Intro: Short Code Messaging for Businesses
Short code (also called short numbers, Common Short Code, or CSC) messaging is commonly used to send business text messages and marketing campaigns to a user’s mobile device. Short code messaging is designed for mass texting and non-personal communications, saving time and money over more traditional methods like calls and emails.
Is using a short code the right SMS delivery strategy for your business? When creating or revising your SMS (Short Message Service) and MMS (Multimedia Messaging Service) strategy, it's essential to understand the basics. Evaluating your communication goals – and identifying the best channels to meet them – are critical components for your long-term success. Let’s dive in and learn more about short codes.
I. What Is a Short Code?
A short code is a specialized five to six-digit phone number used in one-way SMS and MMS messaging. Short code messages convey information to a customer that doesn’t require a response. Conversely, a customer can text a keyword to a business to opt in to marketing messages, vote, or enter a contest.
Short codes are leased monthly, their cost varies depending on the type of short code you choose. Short codes are an alternative to long numbers, full-length phone numbers used to send and receive text messages and calls.
II. Types of Short Codes
There are two types of short codes: shared short codes and dedicated short codes.
Shared Short Code
“Text PIZZA to 13131”
“Text BACON to 13131”
“Text COOL to 13131”
These are all examples of shared short codes. Even though each of these text messages shares a numeric code, they would be routed to separate businesses.

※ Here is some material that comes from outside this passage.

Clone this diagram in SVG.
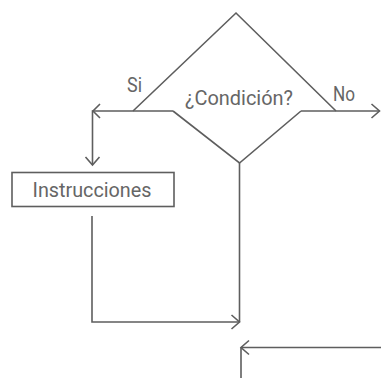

Shared short codes are used and shared between thousands of businesses, making their monthly cost more affordable. Traffic coming into each short code is separated by the use of unique keywords, which enables mobile carriers to distribute short codes among businesses in the same industry.
For example, three bakeries may share a short code 13131, but only one may use ICING as their keyword. The use of keywords is as diverse as the industries that share them, but they must be unique.
Dedicated Short Code
“Text PIZZA to 13131”
“Text PIZZA to 12345”
“Text PIZZA to 54321”
These are all examples of dedicated short codes. Domino’s, Round Table, and California Pizza Kitchen could all use the keyword PIZZA, but texts would be routed to each business based on their short code, not their keyword.
Dedicated short codes are assigned to specific businesses. Since one company absorbs the entire cost of the code, dedicated short codes are more expensive than shared short codes. If you sign up for a shared short code and want to use a keyword that has already been taken, you would have to change to a dedicated short code service.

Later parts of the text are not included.